The art exhibit Gesture and Gestalt is a meeting place of opposites, an experience that summons you closer. This provocative show is akin to the surreal and evocative of human drama. Together the never before displayed black & white spiral paintings of Albert Hwang and the bodily, organic sculptures of Victoria Skirpa create a virtual theater of gesture and Form/Gestalt.

Who are the artists?

Albert Hwang began drawing from an early age.  He majored in studio art at UC Irvine and studied painting in NY before moving to San Francisco in 2005 in order to pursue his career as a painter. Much of his recent work deals with the duality of nature by rendering the tension between opposing pictorial forces.

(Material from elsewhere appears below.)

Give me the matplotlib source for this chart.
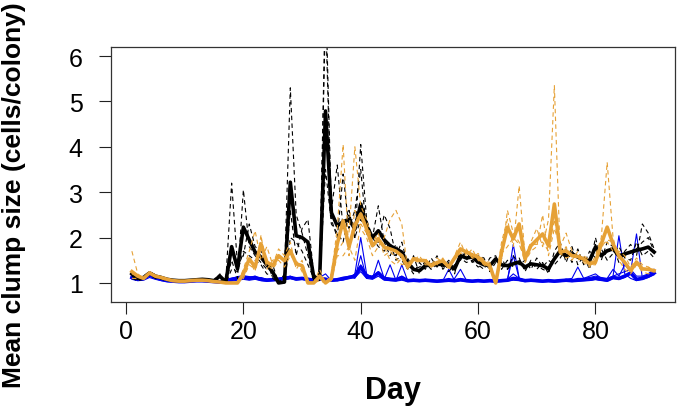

On display will be both his black & white spirals and color paintings. These works will be on public display for the first time.

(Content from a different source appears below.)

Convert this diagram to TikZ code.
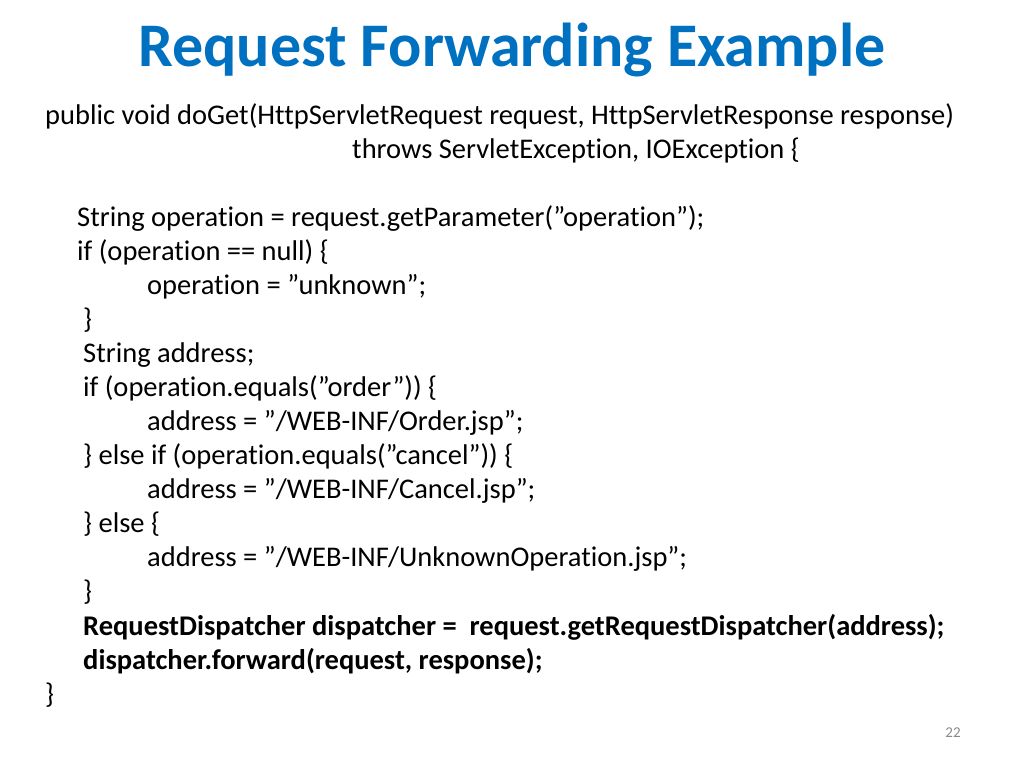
\documentclass[tikz,border=0pt]{standalone}
\usepackage{fontspec}
\setmainfont{Carlito}[Ligatures=NoCommon]
\definecolor{titleblue}{RGB}{0,112,192}
\definecolor{pagegray}{RGB}{137,137,137}
\newcommand\dq{\char34 }
\tikzset{
  codeline/.style={anchor=base west, inner sep=0pt, font=\fontsize{28.5}{32}\selectfont},
  boldline/.style={codeline, font=\fontsize{28.5}{32}\selectfont\bfseries}
}
\begin{document}
\begin{tikzpicture}[x=1pt,y=-1pt]
  \useasboundingbox (0,0) rectangle (1024,768);
  \node (title) at (512,50) [inner sep=0pt, text=titleblue,
        font=\fontsize{62}{66}\selectfont\bfseries] {Request Forwarding Example};
  % method header
  \node (l1) at (45,124) [codeline] {public void doGet(HttpServletRequest request, HttpServletResponse response)};
  \node (l2) at (352,158) [codeline] {throws ServletException, IOException \{};
  % body
  \node (l3) at (77,226) [codeline] {String operation = request.getParameter(\dq operation\dq);};
  \node (l4) at (77,260) [codeline] {if (operation == null) \{};
  \node (l5) at (147,294) [codeline] {operation = \dq unknown\dq;};
  \node (l6) at (83,328) [codeline] {\}};
  \node (l7) at (83,362) [codeline] {String address;};
  \node (l8) at (83,396) [codeline] {if (operation.equals(\dq order\dq)) \{};
  \node (l9) at (147,430) [codeline] {address = \dq/WEB-INF/Order.jsp\dq;};
  \node (l10) at (83,464) [codeline] {\} else if (operation.equals(\dq cancel\dq)) \{};
  \node (l11) at (147,498) [codeline] {address = \dq/WEB-INF/Cancel.jsp\dq;};
  \node (l12) at (83,532) [codeline] {\} else \{};
  \node (l13) at (147,566) [codeline] {address = \dq/WEB-INF/UnknownOperation.jsp\dq;};
  \node (l14) at (83,600) [codeline] {\}};
  \node (l15) at (83,635) [boldline] {RequestDispatcher dispatcher =\ \ request.getRequestDispatcher(address);};
  \node (l16) at (83,669) [boldline] {dispatcher.forward(request, response);};
  \node (l17) at (45,703) [codeline] {\}};
  % page number
  \node (page) at (953,733) [inner sep=0pt, text=pagegray, font=\fontsize{15}{17}\selectfont] {22};
\end{tikzpicture}
\end{document}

“There often comes a moment while working on a painting when it seems that the shapes and forms may actually spring to life. If this moment were realized, I may have found myself painting the perfect picture. This cycle of hope and despair is both stimulating and habit forming, acting as an impetus for each successive picture” – Albert Hwang
 
 




Victoria Skirpa is largely self-taught, gaining skills through apprenticeship and trial and error. As a result of her incredible creative and material breadth, her skills include glass casting, large and jewelry-scale metal smithing, and restoration.

Skirpa’s glass-work confronts and explores the tension in attraction and repulsion; the grotesque is a point of inquiry. Her metalwork tends to evoke futuristic universes. She often seeks a playful relationship with work, evocative of feminine iconography and sexual innuendo. However, a continual thread remains: the relationship of forms to living bodies - animal, human, and insect. On display will be glass, metal and mixed media sculpture. 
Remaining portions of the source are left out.